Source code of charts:

━━━━━━━━━━━━━━━━━━━━

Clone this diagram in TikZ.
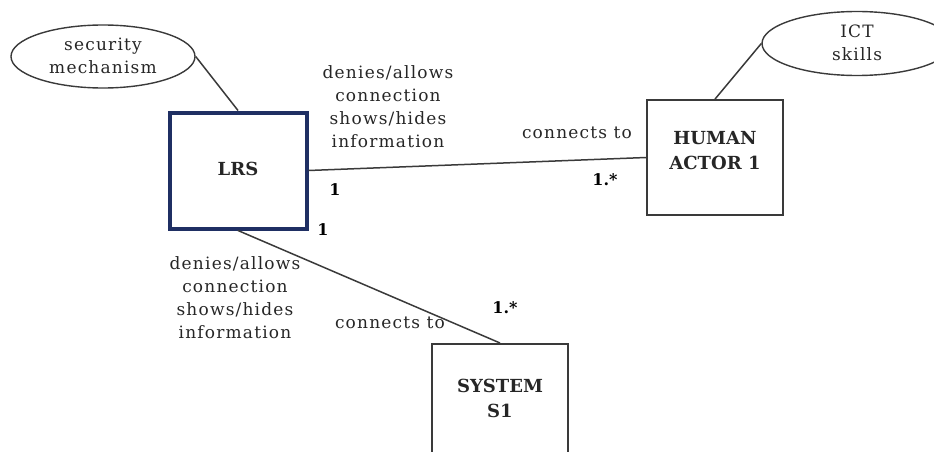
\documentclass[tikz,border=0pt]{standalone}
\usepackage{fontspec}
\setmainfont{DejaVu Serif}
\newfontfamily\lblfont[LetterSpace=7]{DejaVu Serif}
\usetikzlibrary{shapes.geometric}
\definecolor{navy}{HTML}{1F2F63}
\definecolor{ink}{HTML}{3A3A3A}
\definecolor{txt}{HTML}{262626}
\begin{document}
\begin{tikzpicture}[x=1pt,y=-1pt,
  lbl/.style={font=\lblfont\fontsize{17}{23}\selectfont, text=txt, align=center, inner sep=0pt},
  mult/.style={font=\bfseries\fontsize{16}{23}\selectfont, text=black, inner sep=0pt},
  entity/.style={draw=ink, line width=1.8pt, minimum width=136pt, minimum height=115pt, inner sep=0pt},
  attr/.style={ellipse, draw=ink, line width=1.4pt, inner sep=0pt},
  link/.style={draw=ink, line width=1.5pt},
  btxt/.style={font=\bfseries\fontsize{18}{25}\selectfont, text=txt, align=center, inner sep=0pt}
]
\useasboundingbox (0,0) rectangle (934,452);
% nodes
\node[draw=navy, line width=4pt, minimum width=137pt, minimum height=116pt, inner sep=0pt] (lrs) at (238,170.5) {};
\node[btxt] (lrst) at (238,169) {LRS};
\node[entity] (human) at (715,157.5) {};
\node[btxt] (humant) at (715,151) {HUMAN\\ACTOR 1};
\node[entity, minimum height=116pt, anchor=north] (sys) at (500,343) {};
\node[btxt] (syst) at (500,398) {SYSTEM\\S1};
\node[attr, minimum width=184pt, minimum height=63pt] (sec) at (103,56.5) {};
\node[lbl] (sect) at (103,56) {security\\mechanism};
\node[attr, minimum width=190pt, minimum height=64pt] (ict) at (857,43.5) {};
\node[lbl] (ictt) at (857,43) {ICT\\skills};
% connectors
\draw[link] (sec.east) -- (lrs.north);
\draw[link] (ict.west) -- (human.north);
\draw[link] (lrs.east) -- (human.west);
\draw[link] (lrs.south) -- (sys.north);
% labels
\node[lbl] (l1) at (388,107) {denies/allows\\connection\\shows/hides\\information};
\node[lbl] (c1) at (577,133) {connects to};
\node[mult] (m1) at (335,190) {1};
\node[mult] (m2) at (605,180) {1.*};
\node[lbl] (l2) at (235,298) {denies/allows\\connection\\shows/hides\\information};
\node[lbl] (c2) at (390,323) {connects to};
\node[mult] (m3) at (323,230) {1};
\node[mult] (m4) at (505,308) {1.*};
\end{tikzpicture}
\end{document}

━━━━━━━━━━━━━━━━━━━━

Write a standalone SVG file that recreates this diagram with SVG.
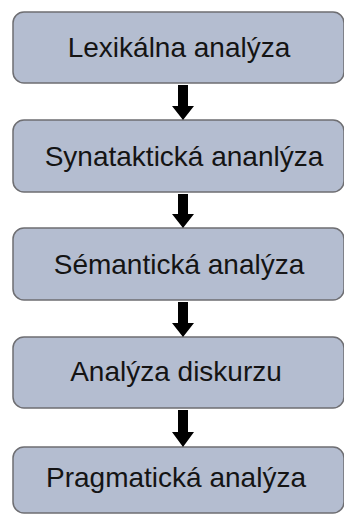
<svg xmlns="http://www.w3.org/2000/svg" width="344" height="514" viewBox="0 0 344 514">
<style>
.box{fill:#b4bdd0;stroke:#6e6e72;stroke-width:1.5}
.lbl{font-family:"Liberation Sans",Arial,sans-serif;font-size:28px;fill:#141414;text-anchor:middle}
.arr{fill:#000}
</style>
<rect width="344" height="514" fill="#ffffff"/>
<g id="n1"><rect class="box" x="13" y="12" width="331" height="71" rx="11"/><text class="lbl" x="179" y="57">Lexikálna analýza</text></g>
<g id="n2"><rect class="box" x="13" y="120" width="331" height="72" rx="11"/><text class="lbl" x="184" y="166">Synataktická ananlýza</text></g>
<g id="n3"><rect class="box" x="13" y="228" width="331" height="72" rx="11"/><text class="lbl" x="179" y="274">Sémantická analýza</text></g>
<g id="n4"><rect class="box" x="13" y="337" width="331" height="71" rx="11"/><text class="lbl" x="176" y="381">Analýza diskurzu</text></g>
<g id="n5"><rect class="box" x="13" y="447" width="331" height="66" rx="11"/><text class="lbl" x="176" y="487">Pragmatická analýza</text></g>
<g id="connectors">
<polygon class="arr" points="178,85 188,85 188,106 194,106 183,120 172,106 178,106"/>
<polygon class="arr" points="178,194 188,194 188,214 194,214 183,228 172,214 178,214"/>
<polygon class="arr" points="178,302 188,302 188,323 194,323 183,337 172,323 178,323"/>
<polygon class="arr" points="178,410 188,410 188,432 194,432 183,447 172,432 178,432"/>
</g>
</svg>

━━━━━━━━━━━━━━━━━━━━

■ **Exercise objective**
Copy every line in the records above that contains the word "this".

■ **Finished task**
Clone this diagram in TikZ.
Write a standalone SVG file that recreates this diagram with SVG.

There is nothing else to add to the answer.